Spatially-Adaptive Filter Units for Deep Neural Networks
This work offers a more efficient and adaptive convolutional unit for deep neural networks, potentially benefiting researchers and practitioners in computer vision by reducing model complexity and improving convergence.
This paper introduces a novel displaced aggregation unit (DAU) that learns to spatially adapt its receptive field, eliminating the need for hand-crafted dilated convolutions. Networks using DAUs achieve comparable performance to classical ConvNets with up to a 3-times reduction in parameters and faster convergence.

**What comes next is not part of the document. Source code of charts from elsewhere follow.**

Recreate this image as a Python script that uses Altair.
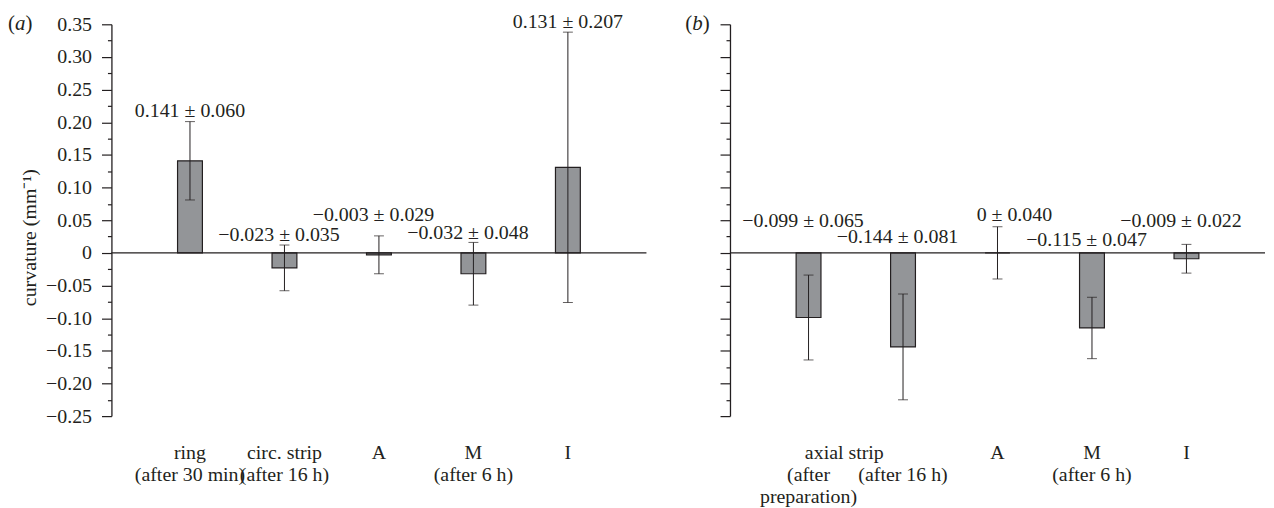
import altair as alt
import pandas as pd

FONT = "Liberation Serif"
INK = "#231f20"
BAR = "#939598"
FS = 20
TAG_FS = 21
W, H = 538, 394

# ---- data -------------------------------------------------------------
cats_a = ["ring\n(after 30 min)", "circ. strip\n(after 16 h)", "A", "M\n(after 6 h)", "I"]
mean_a = [0.141, -0.023, -0.003, -0.032, 0.131]
sd_a = [0.060, 0.035, 0.029, 0.048, 0.207]
label_y_a = [0.208, 0.018, 0.049, 0.021, 0.344]

cats_b = ["\n(after\npreparation)", "\n(after 16 h)", "A", "M\n(after 6 h)", "I"]
mean_b = [-0.099, -0.144, 0.0, -0.115, -0.009]
sd_b = [0.065, 0.081, 0.040, 0.047, 0.022]
label_y_b = [0.040, 0.015, 0.049, 0.011, 0.040]
group_label_b = "axial strip"

major_ticks = [-0.25, -0.20, -0.15, -0.10, -0.05, 0.0, 0.05, 0.10, 0.15, 0.20, 0.25, 0.30, 0.35]
minor_ticks = [-0.225, -0.175, -0.125, -0.075, -0.025, 0.025, 0.075, 0.125, 0.175, 0.225, 0.275, 0.325]
y_domain = [-0.25, 0.35]


def fmt(v):
    return "0" if v == 0 else f"{v:.3f}".replace("-", "\u2212")


def panel_tag(letter, left):
    """(letter) with upright parentheses and an italic letter."""
    def piece(txt, dx, style):
        return alt.Chart(pd.DataFrame({"t": [txt]})).mark_text(
            font=FONT, fontSize=TAG_FS, fontStyle=style, color=INK,
            align="left", baseline="middle", dx=dx,
        ).encode(x=alt.value(left), y=alt.value(0), text="t:N")
    return [piece("(", 0, "normal"), piece(letter, 7, "italic"),
            piece(")", 7 + 10.5, "normal")]


def panel(cats, means, sds, label_ys, letter, show_y_labels, group_label=None):
    df = pd.DataFrame({
        "cat": cats,
        "mean": means,
        "lo": [m - s for m, s in zip(means, sds)],
        "hi": [m + s for m, s in zip(means, sds)],
        "ly": label_ys,
        "label": [f"{fmt(m)} \u00b1 {s:.3f}" for m, s in zip(means, sds)],
    })
    yscale = alt.Scale(domain=y_domain, nice=False, zero=False)
    xenc = alt.X(
        "cat:N", sort=cats,
        scale=alt.Scale(paddingInner=0.737, paddingOuter=0.70),
        axis=alt.Axis(
            title=None, domain=False, ticks=False, tickSize=0, labelAngle=0,
            labelExpr="split(datum.label, '\\n')", labelFont=FONT,
            labelFontSize=FS, labelColor=INK, labelLineHeight=22,
            labelPadding=27, labelLimit=0, labelOverlap=False,
            labelBaseline="top",
        ),
    )
    major_axis = alt.Axis(
        values=major_ticks, orient="left", tickSize=10, tickWidth=1.2,
        tickColor=INK, domainColor=INK, domainWidth=1.3, grid=False,
        labels=show_y_labels, labelPadding=10, labelFont=FONT, labelFontSize=FS,
        labelColor=INK,
        labelExpr="datum.value == 0 ? '0' : format(datum.value, '.2f')",
        title="curvature (mm\u207b\u00b9)" if show_y_labels else None,
        titleFont=FONT, titleFontSize=FS, titleFontWeight="normal",
        titleColor=INK, titlePadding=6, titleY=214,
    )
    minor_axis = alt.Axis(
        values=minor_ticks, orient="left", tickSize=4, tickWidth=1.2,
        tickColor=INK, domain=False, labels=False, grid=False, title=None,
    )
    base = alt.Chart(df)
    bars = base.mark_bar(color=BAR, stroke=INK, strokeWidth=1.2).encode(
        x=xenc,
        y=alt.Y("mean:Q", scale=yscale, axis=major_axis),
        y2=alt.Y2(datum=0),
    )
    err = base.mark_rule(color=INK, strokeWidth=1).encode(
        x=xenc,
        y=alt.Y("lo:Q", scale=yscale, axis=minor_axis),
        y2="hi:Q",
    )
    cap_lo = base.mark_tick(color=INK, size=10, thickness=1).encode(
        x=xenc, y=alt.Y("lo:Q", scale=yscale, axis=None))
    cap_hi = base.mark_tick(color=INK, size=10, thickness=1).encode(
        x=xenc, y=alt.Y("hi:Q", scale=yscale, axis=None))
    zero = alt.Chart(pd.DataFrame({"z": [0.0]})).mark_rule(
        color=INK, strokeWidth=1.3).encode(
        y=alt.Y("z:Q", scale=yscale, axis=None))

    def lab(cond, dx):
        return base.transform_filter(cond).mark_text(
            font=FONT, fontSize=FS, color=INK, baseline="alphabetic", dx=dx
        ).encode(x=xenc, y=alt.Y("ly:Q", scale=yscale, axis=None), text="label:N")

    lab_pos = lab("datum.mean > 0", 0)
    lab_neg = lab("datum.mean < 0", -5.5)
    lab_zero = lab("datum.mean == 0", 17)

    layers = [bars, err, cap_lo, cap_hi, zero, lab_pos, lab_neg, lab_zero]
    layers += panel_tag(letter, -104 if show_y_labels else -45)
    if group_label:
        g = alt.Chart(pd.DataFrame({"cat": [cats[0]], "t": [group_label]})).mark_text(
            font=FONT, fontSize=FS, color=INK, baseline="top", dx=36,
        ).encode(x=xenc, y=alt.value(H + 27), text="t:N")
        layers.append(g)

    return alt.layer(*layers).resolve_scale(y="shared").resolve_axis(
        y="independent").properties(width=W, height=H)


pa = panel(cats_a, mean_a, sd_a, label_y_a, "a", True)
pb = panel(cats_b, mean_b, sd_b, label_y_b, "b", False, group_label_b)

chart = alt.hconcat(pa, pb, spacing=38).properties(
    padding={"left": 0, "top": 2, "right": 0, "bottom": 0},
    background="white",
).configure_view(stroke=None)

chart.save("out.html", embed_options={"renderer": "svg", "actions": False})
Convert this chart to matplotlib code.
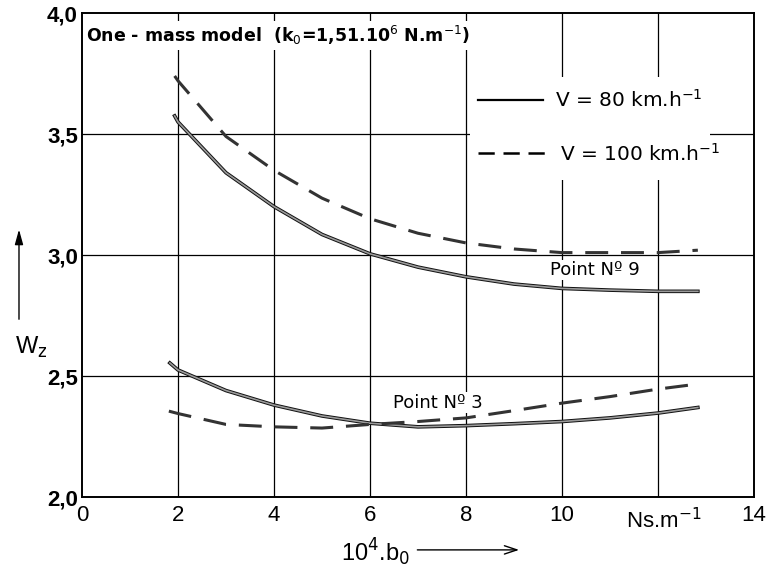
import numpy as np
import matplotlib
matplotlib.use("Agg")
import matplotlib.pyplot as plt
from matplotlib.patches import Rectangle, FancyArrowPatch
import matplotlib.patheffects as pe

plt.rcParams['font.family'] = ['Liberation Sans', 'DejaVu Sans']

# point 9, V = 80 km/h (solid) and V = 100 km/h (dashed)
x9_80 = [1.93, 2, 3, 4, 5, 6, 7, 8, 9, 10, 11, 12, 12.83]
y9_80 = [3.575, 3.55, 3.34, 3.20, 3.085, 3.005, 2.95, 2.91, 2.88, 2.862, 2.855, 2.85, 2.85]
x9_100 = [1.93, 2, 3, 4, 5, 6, 7, 8, 9, 10, 11, 12, 12.83]
y9_100 = [3.74, 3.72, 3.49, 3.35, 3.235, 3.15, 3.09, 3.05, 3.025, 3.01, 3.01, 3.01, 3.02]

# point 3
x3_80 = [1.83, 2, 3, 4, 5, 6, 7, 8, 9, 10, 11, 12, 12.83]
y3_80 = [2.554, 2.525, 2.44, 2.38, 2.335, 2.305, 2.29, 2.295, 2.303, 2.312, 2.327, 2.347, 2.37]
x3_100 = [1.81, 2, 3, 4, 5, 6, 7, 8, 9, 10, 11, 12, 12.83]
y3_100 = [2.355, 2.345, 2.30, 2.29, 2.285, 2.30, 2.312, 2.327, 2.357, 2.388, 2.415, 2.446, 2.467]

xticks = [0, 2, 4, 6, 8, 10, 14]
xticklabels = ['0', '2', '4', '6', '8', '10', '14']
yticks = [2.0, 2.5, 3.0, 3.5, 4.0]
yticklabels = ['2,0', '2,5', '3,0', '3,5', '4,0']

fig = plt.figure(figsize=(7.72, 5.74), dpi=100)
ax = fig.add_axes([0.1062, 0.1341, 0.8705, 0.8432])
ax.set_xlim(0, 14)
ax.set_ylim(2.0, 4.0)

for g in [2, 4, 6, 8, 10, 12]:
    ax.axvline(g, color='black', lw=0.9, zorder=1)
for g in [2.5, 3.0, 3.5]:
    ax.axhline(g, color='black', lw=0.9, zorder=1)

# white area behind the legend
ax.add_patch(Rectangle((8.08, 3.31), 5.0, 0.425, facecolor='white', edgecolor='none', zorder=2))

fx = [pe.Stroke(linewidth=2.6, foreground='#111111'), pe.Normal()]
lc = '#9a9a9a'
ax.plot(x9_80, y9_80, color=lc, lw=1.2, zorder=4, path_effects=fx)
ax.plot(x3_80, y3_80, color=lc, lw=1.2, zorder=4, path_effects=fx)
l1, = ax.plot(x9_100, y9_100, color='#333333', lw=2.2, zorder=4)
l2, = ax.plot(x3_100, y3_100, color='#333333', lw=2.2, zorder=4)
for l in (l1, l2):
    l.set_dashes((7.5, 4.2))

# legend
ax.plot([8.25, 9.6], [3.64, 3.64], color='black', lw=1.6, zorder=5)
ax.text(9.85, 3.64, 'V = 80 km.h$^{-1}$', fontsize=14.5, va='center', ha='left', zorder=5,
        fontfamily='DejaVu Sans')
ld, = ax.plot([8.25, 9.75], [3.42, 3.42], color='black', lw=1.8, zorder=5)
ld.set_dashes((6.5, 3.5))
ax.text(9.96, 3.42, 'V = 100 km.h$^{-1}$', fontsize=14.5, va='center', ha='left', zorder=5,
        fontfamily='DejaVu Sans')

# title box
ax.text(0.08, 3.955, 'One - mass model  (k$_0$=1,51.10$^6$ N.m$^{-1}$)', fontsize=12.5,
        fontweight='bold', va='top', ha='left', zorder=5, fontfamily='DejaVu Sans',
        bbox=dict(facecolor='white', edgecolor='none', pad=2))

ax.text(9.75, 2.938, 'Point Nº 9', fontsize=13, va='center', ha='left', zorder=5,
        fontfamily='DejaVu Sans', bbox=dict(facecolor='white', edgecolor='none', pad=1))
ax.text(6.48, 2.39, 'Point Nº 3', fontsize=13, va='center', ha='left', zorder=3,
        fontfamily='DejaVu Sans', bbox=dict(facecolor='white', edgecolor='none', pad=1))

ax.set_xticks(xticks)
ax.set_xticklabels(xticklabels, fontsize=16)
ax.set_yticks(yticks)
ax.set_yticklabels(yticklabels, fontsize=16, fontweight='bold')
ax.tick_params(length=0)
ax.tick_params(axis='x', pad=6)
ax.tick_params(axis='y', pad=3)
for s in ax.spines.values():
    s.set_linewidth(1.4)

ax.text(12.12, 1.955, 'Ns.m$^{-1}$', fontsize=16, ha='center', va='top')

# axis titles with arrows
fig.text(0.531, 0.037, '10$^{4}$.b$_0$', fontsize=17, ha='right', va='center')
fig.add_artist(FancyArrowPatch((0.537, 0.042), (0.676, 0.042), transform=fig.transFigure,
                               arrowstyle='->,head_length=9,head_width=3', lw=1.0, color='black'))
fig.add_artist(FancyArrowPatch((0.0246, 0.439), (0.0246, 0.605), transform=fig.transFigure,
                               arrowstyle='-|>,head_length=9,head_width=2.5', lw=1.0, color='black'))
fig.text(0.040, 0.395, 'W$_\\mathrm{z}$', fontsize=17, ha='center', va='center')

fig.savefig('out.png', dpi=100)
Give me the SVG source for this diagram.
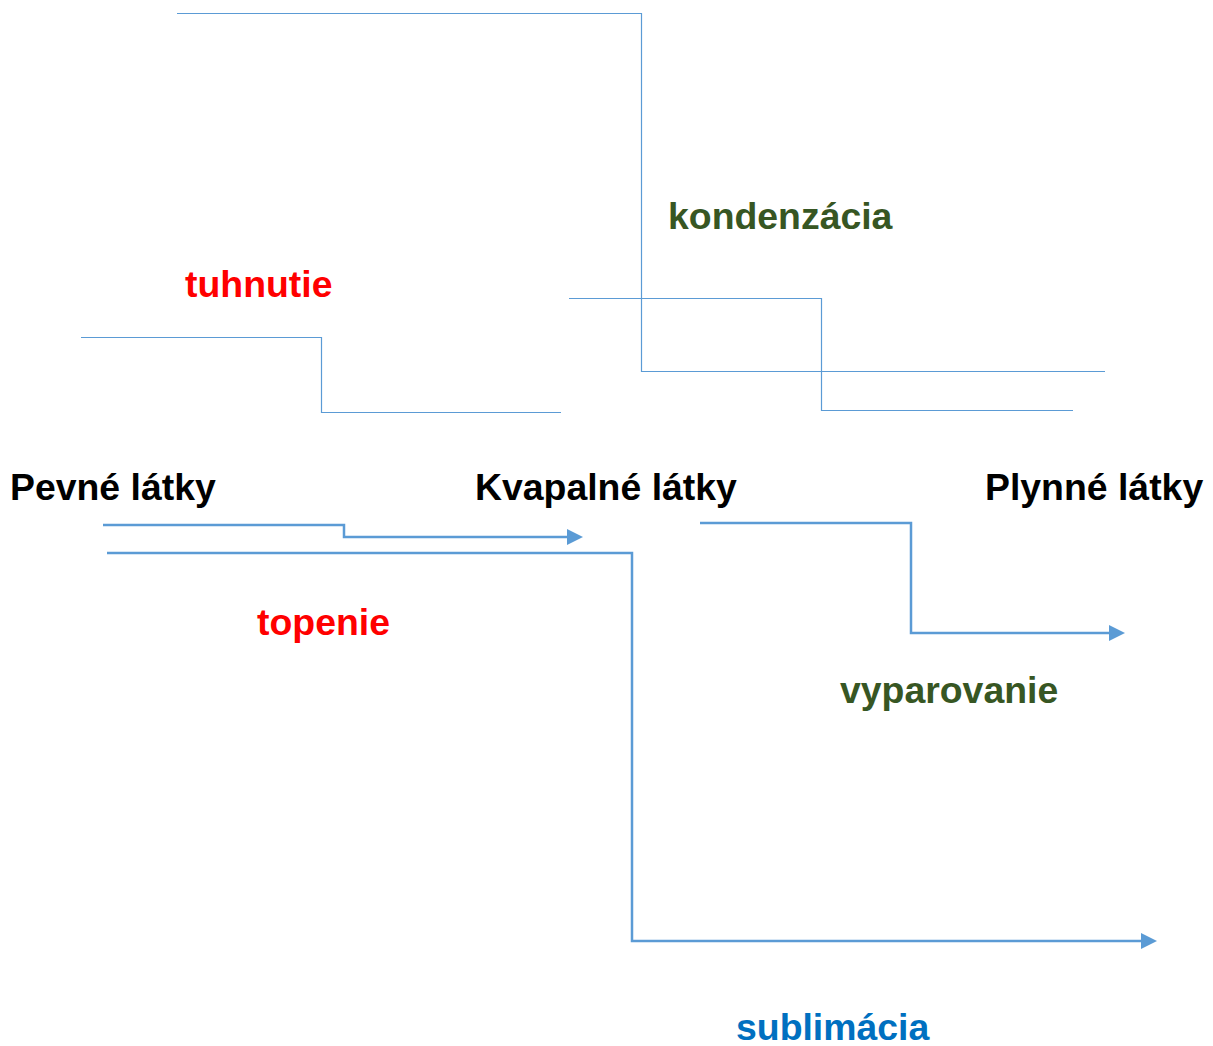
<svg xmlns="http://www.w3.org/2000/svg" width="1213" height="1046" viewBox="0 0 1213 1046">
<style>
  .lbl { font-family: "Liberation Sans", Arial, sans-serif; font-weight: bold; font-size: 37.4px; }
  .state { fill: #000000; }
  .red { fill: #FF0000; }
  .green { fill: #375623; }
  .blue { fill: #0070C0; }
  .thin { fill: none; stroke: #5B9BD5; stroke-width: 1.2; }
  .thick { fill: none; stroke: #5B9BD5; stroke-width: 2.5; }
</style>
<defs>
  <marker id="arr" markerUnits="userSpaceOnUse" markerWidth="16" markerHeight="16" refX="0" refY="8" orient="auto" viewBox="0 0 16 16">
    <path d="M0,0 L16,8 L0,16 Z" fill="#5B9BD5"/>
  </marker>
</defs>
<rect width="1213" height="1046" fill="#FFFFFF"/>
<g id="connectors">
  <path id="c-tuhnutie" class="thin" d="M81,337.5 H321.5 V412.5 H561"/>
  <path id="c-kondenzacia" class="thin" d="M177,13.5 H641.5 V371.5 H1105"/>
  <path id="c-kondenzacia2" class="thin" d="M569,298.5 H821.5 V410.5 H1073"/>
  <path id="c-topenie" class="thick" d="M103,525 H344 V537 H567" marker-end="url(#arr)"/>
  <path id="c-sublimacia" class="thick" d="M107,553 H632 V941 H1141" marker-end="url(#arr)"/>
  <path id="c-vyparovanie" class="thick" d="M700,523 H911 V633 H1109" marker-end="url(#arr)"/>
</g>
<g id="node-pevne"><text class="lbl state" x="10" y="500">Pevné látky</text></g>
<g id="node-kvapalne"><text class="lbl state" x="475" y="500">Kvapalné látky</text></g>
<g id="node-plynne"><text class="lbl state" x="985" y="500">Plynné látky</text></g>
<g id="label-tuhnutie"><text class="lbl red" x="185" y="297">tuhnutie</text></g>
<g id="label-kondenzacia"><text class="lbl green" x="668" y="229">kondenzácia</text></g>
<g id="label-topenie"><text class="lbl red" x="257" y="635">topenie</text></g>
<g id="label-vyparovanie"><text class="lbl green" x="840" y="703">vyparovanie</text></g>
<g id="label-sublimacia"><text class="lbl blue" x="736" y="1040">sublimácia</text></g>
</svg>
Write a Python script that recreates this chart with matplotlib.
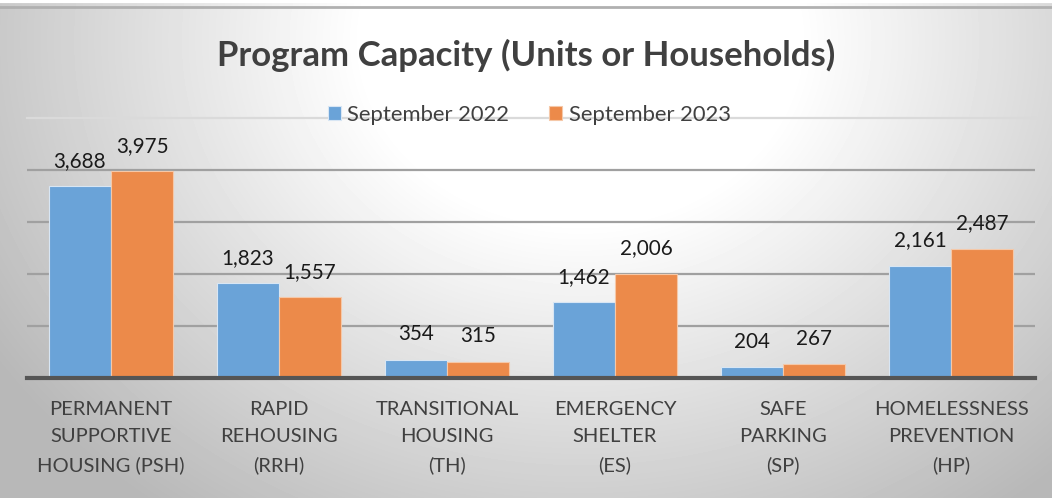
import numpy as np
import matplotlib.pyplot as plt

plt.rcParams['font.family'] = ['Lato', 'DejaVu Sans']

# data
categories = ['PERMANENT\nSUPPORTIVE\nHOUSING (PSH)', 'RAPID\nREHOUSING\n(RRH)',
              'TRANSITIONAL\nHOUSING\n(TH)', 'EMERGENCY\nSHELTER\n(ES)',
              'SAFE\nPARKING\n(SP)', 'HOMELESSNESS\nPREVENTION\n(HP)']
sep_2022 = [3688, 1823, 354, 1462, 204, 2161]
sep_2023 = [3975, 1557, 315, 2006, 267, 2487]
series_names = ['September 2022', 'September 2023']

W, H = 1052, 498
fig = plt.figure(figsize=(W / 100, H / 100), dpi=100)

# gradient background
bg = fig.add_axes([0, 0, 1, 1], zorder=-10)
yy, xx = np.mgrid[0:H, 0:W]
r = np.sqrt(((xx - 580) / 620.0) ** 2 + ((yy - 40) / 520.0) ** 2)
shade = np.clip(1.0 - 0.27 * np.clip(r - 0.35, 0, None) / 0.75, 0.72, 1.0)
bg.imshow(shade, cmap='gray', vmin=0, vmax=1, aspect='auto',
          extent=[0, W, H, 0], interpolation='bilinear')
bg.set_xlim(0, W)
bg.set_ylim(H, 0)
bg.axis('off')
# top border line
bg.plot([0, W], [6.5, 6.5], color='#b0b0b0', lw=2)
bg.plot([0, W], [1, 1], color='white', lw=3)

ax = fig.add_axes([27 / W, (H - 378) / H, (1035 - 27) / W, (378 - 118) / H])
ax.set_facecolor('none')

x = np.arange(len(categories))
bw = 0.37
b1 = ax.bar(x - bw / 2, sep_2022, bw, color='#6aa3d8', edgecolor='#d8e6f4', lw=0.8,
            zorder=3, label=series_names[0])
b2 = ax.bar(x + bw / 2, sep_2023, bw, color='#ec8a4a', edgecolor='#f5c8a8', lw=0.8,
            zorder=3, label=series_names[1])

for bars, vals in ((b1, sep_2022), (b2, sep_2023)):
    for b, v in zip(bars, vals):
        ax.annotate(f'{v:,}', (b.get_x() + b.get_width() / 2, v), xytext=(0, 11),
                    textcoords='offset points', ha='center', va='bottom',
                    fontsize=14.9, color='#1a1a1a')

ax.set_xlim(-0.5, len(categories) - 0.5)
ax.set_ylim(0, 5000)
ax.set_yticks([1000, 2000, 3000, 4000])
ax.yaxis.grid(True, color='#a0a0a0', lw=1.6, zorder=0)
ax.axhline(5000, color='#dadada', lw=1.6, zorder=0, clip_on=False)
ax.tick_params(axis='y', left=False, labelleft=False)
ax.tick_params(axis='x', bottom=False, pad=13)
ax.set_xticks(x)
ax.set_xticklabels(categories, fontsize=14.5, color='#404040', linespacing=1.75)
for s in ['top', 'right', 'left']:
    ax.spines[s].set_visible(False)
ax.spines['bottom'].set_color('#555555')
ax.spines['bottom'].set_linewidth(3)
ax.spines['bottom'].set_zorder(4)

fig.text(0.5, (H - 55) / H, 'Program Capacity (Units or Households)', ha='center',
         va='center', fontsize=25, fontweight='bold', color='#404040')

leg = fig.legend(handles=[b1, b2], loc='center', bbox_to_anchor=(0.503, (H - 115) / H),
                 ncol=2, frameon=False, fontsize=15.8, handlelength=0.6,
                 handleheight=0.6, handletextpad=0.3, columnspacing=1.8)
for t in leg.get_texts():
    t.set_color('#404040')

fig.savefig('out.png', dpi=100)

Classical deep convolutional networks increase receptive field size by either gradual resolution reduction or application of hand-crafted dilated convolutions to prevent increase in the number of parameters. In this paper we propose a novel displaced aggregation unit (DAU) that does not require hand-crafting. In contrast to classical filters with units (pixels) placed on a fixed regular grid, the displacement of the DAUs are learned, which enables filters to spatially-adapt their receptive field to a given problem. We extensively demonstrate the strength of DAUs on a classification and semantic segmentation tasks. Compared to ConvNets with regular filter, ConvNets with DAUs achieve comparable performance at faster convergence and up to 3-times reduction in parameters. Furthermore, DAUs allow us to study deep networks from novel perspectives. We study spatial distributions of DAU filters and analyze the number of parameters allocated for spatial coverage in a filter.